Comment by Jayne Sat Apr 14 08:53:15 2012
I know! I feel like they should be on a calendar or something. :-)
Comment by anna Sat Apr 14 09:03:26 2012
We are becoming fully fully goated by the end of this month...just getting the shelter finished up this week. I had not exoected to be doing the dairy goat thing, but having a friend that raises thrm was a bad influnce on my psyche. (grins)
Comment by Geowend Sat Apr 14 09:33:09 2012
Geowend --- I'm just a smidge jealous, but not really. :-) In my saner moments, I realize that I enjoy the journey much more if we spread it out! And that means no goats for us until what we already have on our plate doesn't give us conniptions. :-)
Comment by anna Sat Apr 14 13:24:05 2012

Greetings Anna (and Mark), I am once commercial farmer / dairy herdsman. I have maintained a small herd of La Mancha dairy goats since 1981. I would not part with them, or what they afford me to do for friends and workmates. Our daughters, Kendra and Kara (now 30 and 27) were raised on goat milk,as well as the beef and lamb that goat milk helped us to raise. My teacherfriends love it when I bring fresh chevre' style sheese to share with them. Though we have had them but a short time (1992), I would hate to get shed-- bad pun -- of our Horned Dorset sheep, either.

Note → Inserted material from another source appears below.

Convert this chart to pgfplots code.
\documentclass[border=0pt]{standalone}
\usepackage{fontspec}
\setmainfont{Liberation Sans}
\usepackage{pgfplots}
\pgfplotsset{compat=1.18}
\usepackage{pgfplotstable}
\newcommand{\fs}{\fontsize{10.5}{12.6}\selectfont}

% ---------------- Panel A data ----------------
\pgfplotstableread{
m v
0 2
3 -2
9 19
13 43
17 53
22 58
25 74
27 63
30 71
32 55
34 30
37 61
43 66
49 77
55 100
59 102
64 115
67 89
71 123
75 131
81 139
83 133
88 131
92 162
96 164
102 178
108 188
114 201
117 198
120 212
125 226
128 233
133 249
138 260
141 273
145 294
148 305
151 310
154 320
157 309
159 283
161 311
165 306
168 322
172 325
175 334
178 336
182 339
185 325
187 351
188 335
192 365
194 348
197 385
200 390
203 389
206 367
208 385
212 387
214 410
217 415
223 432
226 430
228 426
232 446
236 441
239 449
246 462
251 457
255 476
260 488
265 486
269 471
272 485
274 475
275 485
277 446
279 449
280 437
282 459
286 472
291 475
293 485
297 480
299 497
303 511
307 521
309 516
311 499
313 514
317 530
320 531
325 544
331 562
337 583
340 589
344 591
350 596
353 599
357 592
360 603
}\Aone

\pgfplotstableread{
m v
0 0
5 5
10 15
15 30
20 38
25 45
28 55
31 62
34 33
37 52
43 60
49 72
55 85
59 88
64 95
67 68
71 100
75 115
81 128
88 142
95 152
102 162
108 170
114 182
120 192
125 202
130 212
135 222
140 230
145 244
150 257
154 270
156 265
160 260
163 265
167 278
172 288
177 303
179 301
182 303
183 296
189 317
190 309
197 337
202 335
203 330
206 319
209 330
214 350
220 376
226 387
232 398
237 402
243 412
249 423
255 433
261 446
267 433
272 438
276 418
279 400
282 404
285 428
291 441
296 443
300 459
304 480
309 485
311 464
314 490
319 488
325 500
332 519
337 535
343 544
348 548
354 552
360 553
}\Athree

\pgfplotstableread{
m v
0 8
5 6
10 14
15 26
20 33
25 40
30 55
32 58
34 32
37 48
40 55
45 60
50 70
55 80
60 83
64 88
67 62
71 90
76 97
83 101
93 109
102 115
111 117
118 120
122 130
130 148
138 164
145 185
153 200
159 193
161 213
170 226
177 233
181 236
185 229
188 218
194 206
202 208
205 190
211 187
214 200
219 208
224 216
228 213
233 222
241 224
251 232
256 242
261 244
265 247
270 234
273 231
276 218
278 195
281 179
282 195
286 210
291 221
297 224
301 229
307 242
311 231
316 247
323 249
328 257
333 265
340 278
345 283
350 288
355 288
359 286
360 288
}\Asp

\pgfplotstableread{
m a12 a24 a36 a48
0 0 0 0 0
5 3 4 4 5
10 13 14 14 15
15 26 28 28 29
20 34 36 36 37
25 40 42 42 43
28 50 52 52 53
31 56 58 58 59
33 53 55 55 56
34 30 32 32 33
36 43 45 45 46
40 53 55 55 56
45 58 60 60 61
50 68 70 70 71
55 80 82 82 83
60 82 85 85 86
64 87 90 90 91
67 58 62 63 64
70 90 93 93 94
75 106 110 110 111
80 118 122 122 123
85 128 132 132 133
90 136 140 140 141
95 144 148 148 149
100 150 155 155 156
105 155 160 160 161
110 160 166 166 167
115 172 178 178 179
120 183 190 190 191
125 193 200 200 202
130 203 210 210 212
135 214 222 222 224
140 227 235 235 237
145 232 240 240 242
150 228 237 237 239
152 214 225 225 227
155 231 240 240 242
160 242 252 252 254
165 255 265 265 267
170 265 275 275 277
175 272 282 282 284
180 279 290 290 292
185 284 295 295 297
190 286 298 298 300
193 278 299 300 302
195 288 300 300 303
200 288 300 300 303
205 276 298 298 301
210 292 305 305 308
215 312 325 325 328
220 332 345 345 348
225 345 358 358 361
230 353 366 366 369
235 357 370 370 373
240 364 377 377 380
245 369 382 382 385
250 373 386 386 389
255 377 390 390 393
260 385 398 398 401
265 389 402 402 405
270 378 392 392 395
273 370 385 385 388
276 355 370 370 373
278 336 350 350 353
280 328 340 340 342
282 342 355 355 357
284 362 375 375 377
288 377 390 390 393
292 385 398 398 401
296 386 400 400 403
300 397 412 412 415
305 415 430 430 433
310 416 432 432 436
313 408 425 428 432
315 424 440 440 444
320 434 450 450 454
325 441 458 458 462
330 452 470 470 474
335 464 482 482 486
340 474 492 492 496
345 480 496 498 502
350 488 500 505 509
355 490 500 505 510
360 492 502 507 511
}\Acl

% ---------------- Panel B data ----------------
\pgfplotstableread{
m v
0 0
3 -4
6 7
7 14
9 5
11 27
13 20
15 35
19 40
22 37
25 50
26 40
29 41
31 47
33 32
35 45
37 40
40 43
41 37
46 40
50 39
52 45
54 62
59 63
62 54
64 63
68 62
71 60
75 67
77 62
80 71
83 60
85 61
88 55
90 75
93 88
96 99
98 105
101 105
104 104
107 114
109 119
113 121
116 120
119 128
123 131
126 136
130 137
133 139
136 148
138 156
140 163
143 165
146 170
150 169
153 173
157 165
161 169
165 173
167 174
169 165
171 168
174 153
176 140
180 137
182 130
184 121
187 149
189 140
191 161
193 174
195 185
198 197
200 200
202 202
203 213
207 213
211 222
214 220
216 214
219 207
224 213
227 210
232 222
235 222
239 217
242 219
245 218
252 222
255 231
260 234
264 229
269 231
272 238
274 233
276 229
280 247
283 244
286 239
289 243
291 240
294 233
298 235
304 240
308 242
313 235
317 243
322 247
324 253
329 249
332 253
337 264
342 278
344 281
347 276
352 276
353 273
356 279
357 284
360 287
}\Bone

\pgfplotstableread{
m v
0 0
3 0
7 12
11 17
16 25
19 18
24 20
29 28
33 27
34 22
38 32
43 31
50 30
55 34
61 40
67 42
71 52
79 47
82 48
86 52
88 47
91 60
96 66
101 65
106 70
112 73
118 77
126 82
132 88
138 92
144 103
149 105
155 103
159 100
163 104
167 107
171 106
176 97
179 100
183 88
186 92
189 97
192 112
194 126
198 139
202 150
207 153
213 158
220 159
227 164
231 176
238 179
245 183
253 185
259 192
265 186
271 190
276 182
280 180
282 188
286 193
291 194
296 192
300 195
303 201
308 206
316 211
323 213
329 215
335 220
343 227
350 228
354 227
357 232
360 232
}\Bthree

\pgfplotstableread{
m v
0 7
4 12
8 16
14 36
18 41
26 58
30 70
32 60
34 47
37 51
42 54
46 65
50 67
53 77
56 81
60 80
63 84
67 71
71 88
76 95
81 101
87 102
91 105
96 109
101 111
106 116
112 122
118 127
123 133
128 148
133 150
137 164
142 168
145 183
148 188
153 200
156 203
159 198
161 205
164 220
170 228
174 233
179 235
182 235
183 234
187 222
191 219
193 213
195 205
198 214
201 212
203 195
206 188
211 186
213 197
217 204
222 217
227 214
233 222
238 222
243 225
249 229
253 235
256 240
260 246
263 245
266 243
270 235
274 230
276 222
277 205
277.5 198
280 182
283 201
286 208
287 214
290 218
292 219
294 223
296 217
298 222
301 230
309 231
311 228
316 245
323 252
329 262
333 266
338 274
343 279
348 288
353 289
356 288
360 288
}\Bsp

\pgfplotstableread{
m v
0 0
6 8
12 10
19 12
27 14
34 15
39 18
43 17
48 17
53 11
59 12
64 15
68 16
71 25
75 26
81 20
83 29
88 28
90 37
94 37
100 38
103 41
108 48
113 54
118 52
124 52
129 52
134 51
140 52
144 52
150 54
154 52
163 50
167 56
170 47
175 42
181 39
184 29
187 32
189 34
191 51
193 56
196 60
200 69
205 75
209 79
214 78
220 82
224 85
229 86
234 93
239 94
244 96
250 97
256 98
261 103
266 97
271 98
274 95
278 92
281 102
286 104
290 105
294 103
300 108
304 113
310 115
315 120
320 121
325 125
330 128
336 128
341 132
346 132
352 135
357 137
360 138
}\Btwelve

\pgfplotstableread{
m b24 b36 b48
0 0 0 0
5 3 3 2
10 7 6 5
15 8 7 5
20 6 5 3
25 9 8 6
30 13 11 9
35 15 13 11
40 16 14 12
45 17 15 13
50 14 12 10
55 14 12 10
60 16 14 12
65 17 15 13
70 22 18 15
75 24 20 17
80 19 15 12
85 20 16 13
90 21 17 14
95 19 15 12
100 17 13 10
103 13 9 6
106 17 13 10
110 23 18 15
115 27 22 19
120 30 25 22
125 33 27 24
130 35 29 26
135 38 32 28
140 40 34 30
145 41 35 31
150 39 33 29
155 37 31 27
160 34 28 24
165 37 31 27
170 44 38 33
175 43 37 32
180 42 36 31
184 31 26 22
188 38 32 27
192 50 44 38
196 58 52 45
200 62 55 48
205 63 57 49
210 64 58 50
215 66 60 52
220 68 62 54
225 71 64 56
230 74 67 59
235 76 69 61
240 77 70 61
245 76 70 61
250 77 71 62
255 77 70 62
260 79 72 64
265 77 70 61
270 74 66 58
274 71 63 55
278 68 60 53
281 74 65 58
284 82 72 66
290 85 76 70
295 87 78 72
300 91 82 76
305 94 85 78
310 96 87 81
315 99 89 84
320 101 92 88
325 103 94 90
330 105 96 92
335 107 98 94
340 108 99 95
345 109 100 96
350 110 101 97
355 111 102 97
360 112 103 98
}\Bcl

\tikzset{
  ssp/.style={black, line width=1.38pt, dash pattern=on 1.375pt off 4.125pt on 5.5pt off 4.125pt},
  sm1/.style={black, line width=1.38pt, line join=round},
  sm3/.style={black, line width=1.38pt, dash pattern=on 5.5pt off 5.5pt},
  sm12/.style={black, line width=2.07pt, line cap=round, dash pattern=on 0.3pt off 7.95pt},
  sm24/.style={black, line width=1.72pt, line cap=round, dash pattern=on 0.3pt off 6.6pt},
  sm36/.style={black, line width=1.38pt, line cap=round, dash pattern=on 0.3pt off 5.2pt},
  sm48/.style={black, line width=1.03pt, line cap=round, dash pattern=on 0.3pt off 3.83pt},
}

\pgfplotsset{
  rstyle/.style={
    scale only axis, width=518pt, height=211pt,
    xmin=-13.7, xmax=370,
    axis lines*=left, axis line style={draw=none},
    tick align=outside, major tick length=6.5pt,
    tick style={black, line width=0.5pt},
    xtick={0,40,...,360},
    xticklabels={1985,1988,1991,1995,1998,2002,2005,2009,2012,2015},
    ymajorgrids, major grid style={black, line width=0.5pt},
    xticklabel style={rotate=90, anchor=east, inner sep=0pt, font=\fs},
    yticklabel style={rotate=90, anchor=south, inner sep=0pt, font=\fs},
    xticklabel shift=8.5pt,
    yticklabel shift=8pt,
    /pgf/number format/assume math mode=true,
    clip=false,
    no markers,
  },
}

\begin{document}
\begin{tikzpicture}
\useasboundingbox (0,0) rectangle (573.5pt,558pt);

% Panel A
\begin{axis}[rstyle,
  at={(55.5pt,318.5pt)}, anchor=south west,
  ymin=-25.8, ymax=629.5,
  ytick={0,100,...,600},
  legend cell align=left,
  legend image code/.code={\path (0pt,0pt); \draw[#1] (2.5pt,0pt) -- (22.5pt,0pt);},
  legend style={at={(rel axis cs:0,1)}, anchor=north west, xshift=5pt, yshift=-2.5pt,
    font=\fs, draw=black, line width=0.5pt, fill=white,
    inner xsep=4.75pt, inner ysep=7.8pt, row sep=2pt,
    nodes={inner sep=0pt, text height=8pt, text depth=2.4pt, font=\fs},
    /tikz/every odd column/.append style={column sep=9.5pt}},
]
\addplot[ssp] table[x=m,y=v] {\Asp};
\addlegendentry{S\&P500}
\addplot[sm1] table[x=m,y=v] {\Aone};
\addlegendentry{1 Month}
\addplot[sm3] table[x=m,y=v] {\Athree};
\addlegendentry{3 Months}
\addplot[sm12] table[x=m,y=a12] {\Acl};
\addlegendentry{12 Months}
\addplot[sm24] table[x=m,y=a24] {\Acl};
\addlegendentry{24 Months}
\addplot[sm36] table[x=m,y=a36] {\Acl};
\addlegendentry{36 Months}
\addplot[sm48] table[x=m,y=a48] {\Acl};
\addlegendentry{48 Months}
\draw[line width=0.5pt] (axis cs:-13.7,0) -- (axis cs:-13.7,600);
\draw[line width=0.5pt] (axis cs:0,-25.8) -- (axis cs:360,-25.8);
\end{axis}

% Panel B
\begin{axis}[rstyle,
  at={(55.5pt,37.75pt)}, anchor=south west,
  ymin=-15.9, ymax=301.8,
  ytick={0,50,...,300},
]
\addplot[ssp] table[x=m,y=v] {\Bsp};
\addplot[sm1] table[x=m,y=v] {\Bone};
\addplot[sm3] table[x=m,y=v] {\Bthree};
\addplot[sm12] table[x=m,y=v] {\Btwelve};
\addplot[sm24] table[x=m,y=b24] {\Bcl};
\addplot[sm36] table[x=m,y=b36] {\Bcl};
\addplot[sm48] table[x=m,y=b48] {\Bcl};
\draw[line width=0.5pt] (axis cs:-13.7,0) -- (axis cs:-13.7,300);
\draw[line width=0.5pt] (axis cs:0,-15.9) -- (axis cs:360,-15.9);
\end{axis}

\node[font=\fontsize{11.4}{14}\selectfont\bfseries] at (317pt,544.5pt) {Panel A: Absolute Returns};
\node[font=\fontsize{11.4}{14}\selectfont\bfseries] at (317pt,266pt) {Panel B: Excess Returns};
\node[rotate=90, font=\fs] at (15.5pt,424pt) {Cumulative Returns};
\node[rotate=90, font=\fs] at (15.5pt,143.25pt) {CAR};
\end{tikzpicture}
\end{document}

Ours are a very old-style pure horned flock that have adapted to our very hot, dry, centralCal evirons. They are good, useful beasts. I've enjoyed discovering your permaculture blog.

Mark Hess, Terra Bella, CA

Comment by Mark Hess Fri Jun 15 21:00:41 2012
Mark Hess --- I'm so glad your herd of goats and sheep is working so well for you!